@PaulR said:
I can tell you, like I've been trying to tell you here for years, you forget all your musical dreams if you're looking to write music for films and tv.
Well, of course, here I can disagree with you, because it's simply not my experience.
You just have to know what you're up against, and like any other business arrangement, get yourself leverage, and be clear what your real goals are. The first thing I did when entering the business, was make sure I didn't have to be a whore. Having to take any job just to pay bills was going to kill my love for music, and force me to work with tons of people in tons of ways I wouldn't want to. So the first thing I did was submit pieces to the music library companies - 3M, Muzak, etc. - writing this godawful "hold music." Except I could crank out 8 tunes a weekend, record them at my friend's house for a modest cost with a couple great players, and it was great exercise.
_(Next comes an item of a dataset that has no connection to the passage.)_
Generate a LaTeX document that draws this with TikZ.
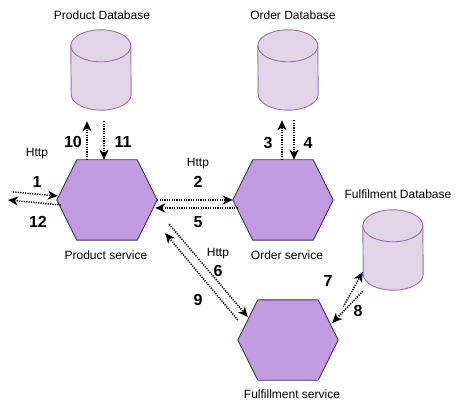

I had a 92% acceptance rate, and after a couple years of just loading up the libraries, to this day those tunes remain my staple ASCAP royalty base that I live on.
Once that desperate pressure is off, you can be more selective about what you do, and you take that into meetings with you. Believe me, people can smell desperation, and they can tell when you're about the money - or when you have to be, by necessity. At first, in Hollywood, people don't quite know what to do with you when you can't just be bought. But with that security at your back, you have more leverage to make it about the work, and about what you want to do. Of course, what you want to do is make the producer's film, or the director's film, the best film it can possibly be. And when you mean that, and when it's obviously not just a sell line because you're actually about the money, they tend to believe it's true. And true, non-qualified passion is attractive to everyone.
Agents are about the money. Hell, most people are about the money. But the people you really want to work with, who care about the art, are out there, and they like people of the same flavor. You make some business decisions, so you can make artistic decisions. But they're aren't mutually exclusive.
Like most things, the wisdom lies in the balance.